The game is over the instant the last piece of any color is captured, including in the count any pieces off of the board waiting to be entered and any pieces that are part of a Nightmare. If that last piece is captured by the move of the currently moving player using their first die roll of the turn, the capturing player does not get to use their second die roll. All play stops at that instant, and the players score their pieces, with small pyramids captured being worth one point, medium periods captured being worth two points, and large pyramids captured being worth three points. The player with the highest number of points wins.
Team play is another form of the game for four players, where instead of every man for himself, the game is between two teams of two players. One team takes the Red and Blue pieces, and the other takes the Green and Yellow pieces.

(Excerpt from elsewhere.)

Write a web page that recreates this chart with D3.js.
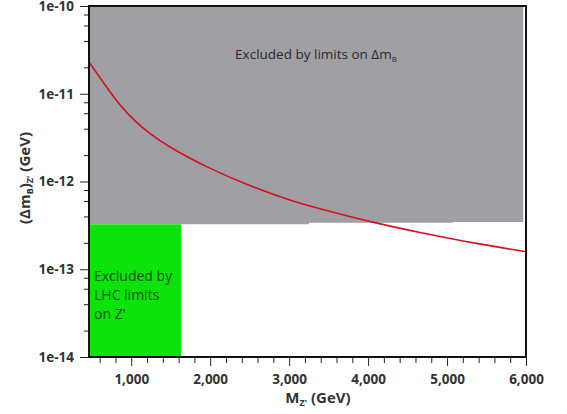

Play proceeds as in the usual four-player game, with each player rolling for, and moving pieces of a color. However, all pieces taken by a team are kept as a single pool, and members of a team may not capture each other's pieces, or form Nightmares with each other. The rule against having pieces of more than one color on a square other than for captures and Nightmares is not relaxed, so allied pieces may not share squares. This means that if an allied piece is occuping one of the other team member's entry squares, pieces may not be entered on that square, and that Nightmares may not be captured or hijacked, only rescued. The game still ends when all pieces of a color -- not a team -- have been captured. Then the team with the highest point total of captured pieces wins.
The two-player version of Nightmare Pachisi is identical to the team game, except that one player plays both the Red and the Blue pieces, and the other player players both the Green and the Yellow pieces. The players take seperate turns for their colors, with play moving around the board clockwise in the order of the outer rings entry squares. The player winning the die roll for going first chooses which of their colors will move first.
The three-player game is somewhat more complicated. Each player chooses a color, and the remaining color becomes the "dummy". The dummy is a seperate player, and can capture the other player's pyramids. The dummy can even win!
Players take turns moving for the dummy, in clockwise order. So, if the Blue player moved first, and the Green pieces were the dummy, the sequence of play would be:
The player moving for the dummy can not just move the dummy's pieces freely, they must follow two priorities, in order:
Player Color Player 1 Blue Player 1 (Dummy) Green Player 2 Red Player 3 Yellow Player 1 Blue Player 2 (Dummy) Green Player 2 Red Player 3 Yellow Player 1 Blue Player 3 (Dummy) Green Player 2 Red Player 3 Yellow
One way to look at the above priorities is to score a move 10 priority points per point of pyramid captured, and 1 priority point per pyramid entered onto the board. A move that captured two medium pyramids would score 40 points, and so have a higher priority score than a move that captured a large pyramid and entered a piece, which would only score 31. The player moving for the dummy must make the move that has the highest possible priority score. However, they may choose among possible moves with the same priority score.
After a player moves for the dummy, they should ask the other players "Anyone see a higher priority move?" If no one does, then the dummy's move is over. If one of other players points out a move with a higher priority score, then the player moving for the dummy must make a move of at least that priority. Once both of the other players has agreed to the dummy moving player's move for the dummy, the move will then stand, even if a move with a higher priority score is discovered later. It is cheating for the player moving the dummy to deliberately make a move of lower priority than one they have noticed (although impossible to prove).
Optional Rule: The player who moves next after the dummy has a small advantage in that they can move the dummy's pieces towards their pieces, then capture them. Now, this is not reliable, since moves are controlled by die rolls. However, if this bothers you, you can play that a player may not capture pieces belonging to the dummy if they were the last player to move the dummy.
Nightmare Pachisi (or, as my kids prefer, Rob and Roll) is intended to be a fairly fast, light strategy game with an element of luck -- a Beer and Pretzels sort of game. I wanted a game with dice, since my kids often don't like to play pure abstract stategy games with me. And I wanted a game that wouldn't last too long. A linear wargame had the advantage that it had to come to an end once all of the pieces were captured.
Linear Wargames (Bell [1] calls them running fight games) occupy a position between race games such as Pachisi or Backgammon and the more usual capturing board games, such as Checkers or Chess. In fact both Bell and Parlett [2] consider the possiblity that they might be an intermediate step between the two forms, and that that planar wargames may have developed from them. They have been found in the Middle East (Tab), India (Tablan), and Meso-America (Pulac).
The board used for Nightmare Pachisi isn't typical of those for running fight games, although similar boards have been used for race games in India and the Middle East. However, such boards are usually traveled as spirals, not as three interconnected tracks. I am not aware of any other linear wargame with multiple tracks, although there are so many games in the world, who can be sure?
The idea for Nightmare stacks came from V.R. Parton's incomplete game Knightmare Chess, which contains pieces that either player can move, although differently, so that one piece would be a Rook for black and a Knight for white.
I'd like to express my thanks for my kids, Alex and Jenny, for help playtesting, and for the suggestions that led to the dummy rules for the three-player version.
This picture shows the Nightmare Pachisi board I made. The board was made from a piece of 14" by 11" Ghostline Foamboard, using pencil, ruler and a set of colored permanent markers. The squares are 1.5" inches on a side. The whole project took about 15 minutes.
Bell, R.C., Board and Table Games From Many Civilizations, Dover, 1979.Parlett, David, The Oxford History of Board Games, Oxford University Press, 1999.